◆ SHORT TASK ◆
Starting with the first line of the data below, copy each line up to and including the one containing "const trackGrid = [0, 50, 100];". Pictures stay out.

>>>>

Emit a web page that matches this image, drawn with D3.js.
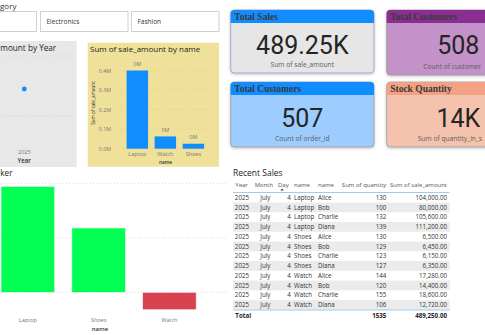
<!DOCTYPE html>
<html>
<head>
<meta charset="utf-8">
<script src="https://cdn.jsdelivr.net/npm/d3@7"></script>
<style>
  html, body { margin: 0; padding: 0; background: #fff; overflow: hidden; }
  svg { display: block; font-family: "Open Sans", "Segoe UI", sans-serif; }
</style>
</head>
<body>
<div id="dash"></div>
<script>
const W = 485, H = 335;

// slicer
const slicerItems = ["", "Electronics", "Fashion"];

// sum of sale_amount by year
const years = [2025];
const yearSales = [489250];
const yearGrid = [489000, 489500];

// sum of sale_amount by name
const names = ["Laptop", "Watch", "Shoes"];
const nameSales = [400800, 63000, 25450];
const salesTicks = [0, 100000, 200000, 300000, 400000];

// variance chart (bottom left)
const trackNames = ["Laptop", "Shoes", "Watch"];
const trackValues = [97, 59, -16];
const trackGrid = [0, 50, 100];

// cards (labels as far as they are visible in the dashboard crop)
const cardTitles = ["Total Sales", "Total Customers", "Total Customers", "Stock Quantity"];
const cardValues = ["489.25K", "508", "507", "14K"];
const cardLabels = ["Sum of sale_amount", "Count of customer", "Count of order_id", "Sum of quantity_in_s"];
const cardHeadColors = ["#118DFF", "#8A2E92", "#118DFF", "#F2A183"];
const cardBodyColors = ["#E6E6E6", "#C392C9", "#9DCCFF", "#F5C3AD"];

// table
const tableCols = ["Year", "Month", "Day", "name", "name", "Sum of quantity", "Sum of sale_amount"];
const rowYear = [2025, 2025, 2025, 2025, 2025, 2025, 2025, 2025, 2025, 2025, 2025, 2025];
const rowMonth = ["July", "July", "July", "July", "July", "July", "July", "July", "July", "July", "July", "July"];
const rowDay = [4, 4, 4, 4, 4, 4, 4, 4, 4, 4, 4, 4];
const rowProduct = ["Laptop", "Laptop", "Laptop", "Laptop", "Shoes", "Shoes", "Shoes", "Shoes", "Watch", "Watch", "Watch", "Watch"];
const rowCustomer = ["Alice", "Bob", "Charlie", "Diana", "Alice", "Bob", "Charlie", "Diana", "Alice", "Bob", "Charlie", "Diana"];
const rowQty = [130, 100, 132, 139, 130, 129, 123, 127, 144, 120, 155, 106];
const rowAmount = [104000, 80000, 105600, 111200, 6500, 6450, 6150, 6350, 17280, 14400, 18600, 12720];

const svg = d3.select("#dash").append("svg").attr("width", W).attr("height", H);

const defs = svg.append("defs");
const shadow = defs.append("filter").attr("id", "shadow").attr("x", "-10%").attr("y", "-10%").attr("width", "130%").attr("height", "140%");
shadow.append("feDropShadow").attr("dx", 0).attr("dy", 1).attr("stdDeviation", 1.5).attr("flood-color", "#000").attr("flood-opacity", 0.25);

// ==================== slicer =====================
svg.append("text").attr("x", 0).attr("y", 9).attr("font-size", 8).attr("fill", "#333").text("gory");
const slicerX = [-60, 40.5, 131.5];
const slicerW = [96.5, 87.5, 87.5];
slicerItems.forEach((s, i) => {
  svg.append("rect").attr("x", slicerX[i]).attr("y", 11.5).attr("width", slicerW[i]).attr("height", 20)
    .attr("fill", "#fff").attr("stroke", "#d0d0d0");
  svg.append("text").attr("x", slicerX[i] + 6).attr("y", 24).attr("font-size", 6.5).attr("fill", "#333").text(s);
});

// ==================== sale_amount by Year =====================
const yearG = svg.append("g");
yearG.append("rect").attr("x", -2).attr("y", 41).attr("width", 78.5).attr("height", 126).attr("fill", "#E8E8E8");
yearG.append("text").attr("x", 0.3).attr("y", 50.5).attr("font-size", 8.2)
  .attr("fill", "#252423").text("mount by Year");
const yYear = d3.scaleLinear().domain([489000, 489500]).range([116, 56]);
const xYear = d3.scalePoint().domain(years).range([24.3, 24.3]);
yearG.selectAll(".ygrid").data(yearGrid).enter().append("line")
  .attr("x1", 2).attr("x2", 74).attr("y1", d => yYear(d)).attr("y2", d => yYear(d))
  .attr("stroke", "#c8c8c8").attr("stroke-width", 0.6).attr("stroke-dasharray", "1,2");
yearG.selectAll(".ydot").data(years).enter().append("circle")
  .attr("cx", d => xYear(d)).attr("cy", (d, i) => yYear(yearSales[i]) + 3).attr("r", 2.4).attr("fill", "#118DFF");
yearG.append("text").attr("x", 24.3).attr("y", 154).attr("text-anchor", "middle").attr("font-size", 5.5)
  .attr("fill", "#777").text(years[0]);
yearG.append("text").attr("x", 24.3).attr("y", 163).attr("text-anchor", "middle").attr("font-size", 6.2)
  .attr("font-weight", 600).attr("fill", "#333").text("Year");

// ==================== sale_amount by name =====================
const nameG = svg.append("g");
nameG.append("rect").attr("x", 87.7).attr("y", 42.7).attr("width", 131.3).attr("height", 124).attr("fill", "#EFE09A");
nameG.append("text").attr("x", 90).attr("y", 51.5).attr("font-size", 8).attr("fill", "#252423").text("Sum of sale_amount by name");
const yName = d3.scaleLinear().domain([0, 400000]).range([148.7, 70.7]);
const xName = d3.scaleBand().domain(names).range([122.4, 208.3]).paddingInner(0.235).paddingOuter(0.15);
nameG.selectAll(".ngrid").data(salesTicks).enter().append("line")
  .attr("x1", 114).attr("x2", 214).attr("y1", d => yName(d)).attr("y2", d => yName(d))
  .attr("stroke", "#d9cb86").attr("stroke-width", 0.6).attr("stroke-dasharray", "1,2");
const yAxisName = d3.axisLeft(yName).tickValues(salesTicks).tickSize(0).tickPadding(0)
  .tickFormat(d => (d / 1e6).toFixed(1) + "M");
nameG.append("g").attr("transform", "translate(111,0)").call(yAxisName)
  .call(g => g.select(".domain").remove())
  .selectAll("text").attr("font-size", 5.3).attr("fill", "#777").attr("font-family", "Open Sans");
nameG.append("text").attr("transform", "translate(94.5,103) rotate(-90)").attr("text-anchor", "middle")
  .attr("font-size", 4.6).attr("fill", "#333").text("Sum of sale_amount");
nameG.selectAll(".nbar").data(names).enter().append("rect")
  .attr("x", d => xName(d)).attr("width", xName.bandwidth())
  .attr("y", (d, i) => yName(nameSales[i])).attr("height", (d, i) => yName(0) - yName(nameSales[i]))
  .attr("fill", "#118DFF");
nameG.selectAll(".nlab").data(names).enter().append("text")
  .attr("x", d => xName(d) + xName.bandwidth() / 2).attr("y", (d, i) => yName(nameSales[i]) - 4.5)
  .attr("text-anchor", "middle").attr("font-size", 5.3).attr("fill", "#777")
  .text((d, i) => (nameSales[i] / 1e6).toFixed(0) + "M");
const xAxisName = d3.axisBottom(xName).tickSize(0).tickPadding(0);
nameG.append("g").attr("transform", "translate(0,152.5)").call(xAxisName)
  .call(g => g.select(".domain").remove())
  .selectAll("text").attr("font-size", 5.5).attr("fill", "#777").attr("font-family", "Open Sans");
nameG.append("text").attr("x", 165.5).attr("y", 164).attr("text-anchor", "middle").attr("font-size", 4.8)
  .attr("font-weight", 600).attr("fill", "#333").text("name");

// ==================== tracker chart =====================
const trG = svg.append("g");
trG.append("text").attr("x", 0.3).attr("y", 175.5).attr("font-size", 8.2)
  .attr("fill", "#252423").text("ker");
const yTr = d3.scaleLinear().domain([0, 100]).range([292.3, 183.3]);
const xTr = d3.scaleBand().domain(trackNames).range([-7.6, 204.8]).paddingInner(0.244).paddingOuter(0.122);
trG.selectAll(".tgrid").data(trackGrid).enter().append("line")
  .attr("x1", 0).attr("x2", 226).attr("y1", d => yTr(d)).attr("y2", d => yTr(d))
  .attr("stroke", "#c8c8c8").attr("stroke-width", 0.7).attr("stroke-dasharray", "1,2");
trG.selectAll(".tbar").data(trackNames).enter().append("rect")
  .attr("x", d => xTr(d)).attr("width", xTr.bandwidth())
  .attr("y", (d, i) => yTr(Math.max(0, trackValues[i])))
  .attr("height", (d, i) => Math.abs(yTr(trackValues[i]) - yTr(0)))
  .attr("fill", (d, i) => trackValues[i] >= 0 ? "#00FF52" : "#D9434F")
  .attr("stroke", "#f2f2f2").attr("stroke-width", 0.6);
const xAxisTr = d3.axisBottom(xTr).tickSize(0).tickPadding(0);
trG.append("g").attr("transform", "translate(0,318)").call(xAxisTr)
  .call(g => g.select(".domain").remove())
  .selectAll("text").attr("font-size", 5.5).attr("fill", "#777").attr("font-family", "Open Sans");
trG.append("text").attr("x", 100).attr("y", 331).attr("text-anchor", "middle").attr("font-size", 6)
  .attr("font-weight", 600).attr("fill", "#333").text("name");

// ==================== cards =====================
const cardX = [230.7, 386.7, 230.7, 386.7];
const cardY = [10, 10, 82, 82];
const cardW = 143.3, cardH = [63, 65, 65, 65];
cardTitles.forEach((t, i) => {
  const g = svg.append("g").attr("transform", `translate(${cardX[i]},${cardY[i]})`);
  g.append("rect").attr("width", cardW).attr("height", cardH[i]).attr("rx", 3.5)
    .attr("fill", cardBodyColors[i]).attr("stroke", i === 0 ? "#8a98c0" : "#999").attr("stroke-width", 0.8)
    .attr("filter", "url(#shadow)");
  g.append("path")
    .attr("d", `M0,13 V3.5 Q0,0 3.5,0 H${cardW - 3.5} Q${cardW},0 ${cardW},3.5 V13 Z`)
    .attr("fill", cardHeadColors[i]);
  g.append("text").attr("x", 3.5).attr("y", 10.3).attr("font-family", "Liberation Serif, serif")
    .attr("font-weight", 700).attr("font-size", 9.5).attr("fill", "#3a3a3a").text(t);
  g.append("text").attr("x", cardW / 2).attr("y", (i < 2 ? 35 : 35.3) + 9.2).attr("text-anchor", "middle")
    .attr("font-family", "Roboto, sans-serif").attr("font-size", 25).attr("fill", "#252423").text(cardValues[i]);
  // right-hand cards run past the window edge, so their labels start where they show
  const clipped = cardX[i] + cardW > W;
  g.append("text").attr("x", clipped ? (i === 1 ? 36.5 : 31) : cardW / 2).attr("y", i === 0 ? 56.8 : 58.8)
    .attr("text-anchor", clipped ? "start" : "middle")
    .attr("font-size", 6.7).attr("fill", "#605E5C").text(cardLabels[i]);
});

// ==================== table =====================
const tG = svg.append("g");
tG.append("text").attr("x", 233).attr("y", 176).attr("font-size", 8.5).attr("fill", "#252423").text("Recent Sales");
const tableLeft = 233, tableRight = 449.7;
const colX = [235.3, 254.7, 278, 294, 318, 386.3, 447];
const colAnchor = ["start", "start", "start", "start", "start", "end", "end"];
const cellX = [249, 260.3, 290.7, 294, 318, 386.3, 447];
const cellAnchor = ["end", "start", "end", "start", "start", "end", "end"];
const rowY = d3.scaleBand().domain(d3.range(rowYear.length)).range([192.8, 309.8]);
tableCols.forEach((c, i) => {
  tG.append("text").attr("x", colX[i]).attr("y", 186.5).attr("text-anchor", colAnchor[i])
    .attr("font-size", 6).attr("fill", "#555").text(c);
});
tG.append("path").attr("d", "M280.5,190.5 l1.6,-2 l1.6,2 Z").attr("fill", "#333");
tG.selectAll(".band").data(d3.range(rowYear.length).filter(i => i % 2 === 1)).enter().append("rect")
  .attr("x", tableLeft).attr("width", tableRight - tableLeft)
  .attr("y", d => rowY(d)).attr("height", rowY.bandwidth()).attr("fill", "#EBEBEB");
tG.append("line").attr("x1", tableLeft).attr("x2", tableRight).attr("y1", 192.5).attr("y2", 192.5)
  .attr("stroke", "#9FCBF0").attr("stroke-width", 1);
tG.append("line").attr("x1", tableLeft).attr("x2", tableRight).attr("y1", 310).attr("y2", 310)
  .attr("stroke", "#9FCBF0").attr("stroke-width", 1);
const fmtAmt = d3.format(",.2f");
rowYear.forEach((y, r) => {
  const cells = [y, rowMonth[r], rowDay[r], rowProduct[r], rowCustomer[r], rowQty[r], fmtAmt(rowAmount[r])];
  cells.forEach((v, c) => {
    tG.append("text").attr("x", cellX[c]).attr("y", rowY(r) + rowY.bandwidth() / 2 + 2.2)
      .attr("text-anchor", cellAnchor[c]).attr("font-size", 6.2).attr("fill", "#333").text(v);
  });
});
tG.append("text").attr("x", 235.3).attr("y", 317.5).attr("font-size", 6.2).attr("font-weight", 700)
  .attr("fill", "#252423").text("Total");
tG.append("text").attr("x", 386.3).attr("y", 317.5).attr("text-anchor", "end").attr("font-size", 6.2)
  .attr("font-weight", 700).attr("fill", "#252423").text(d3.sum(rowQty));
tG.append("text").attr("x", 447).attr("y", 317.5).attr("text-anchor", "end").attr("font-size", 6.2)
  .attr("font-weight", 700).attr("fill", "#252423").text(fmtAmt(d3.sum(rowAmount)));
</script>
</body>
</html>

<<<<

◆ EXERCISE SOLUTION ◆
Emit a web page that matches this image, drawn with D3.js.
<!DOCTYPE html>
<html>
<head>
<meta charset="utf-8">
<script src="https://cdn.jsdelivr.net/npm/d3@7"></script>
<style>
  html, body { margin: 0; padding: 0; background: #fff; overflow: hidden; }
  svg { display: block; font-family: "Open Sans", "Segoe UI", sans-serif; }
</style>
</head>
<body>
<div id="dash"></div>
<script>
const W = 485, H = 335;

// slicer
const slicerItems = ["", "Electronics", "Fashion"];

// sum of sale_amount by year
const years = [2025];
const yearSales = [489250];
const yearGrid = [489000, 489500];

// sum of sale_amount by name
const names = ["Laptop", "Watch", "Shoes"];
const nameSales = [400800, 63000, 25450];
const salesTicks = [0, 100000, 200000, 300000, 400000];

// variance chart (bottom left)
const trackNames = ["Laptop", "Shoes", "Watch"];
const trackValues = [97, 59, -16];
const trackGrid = [0, 50, 100];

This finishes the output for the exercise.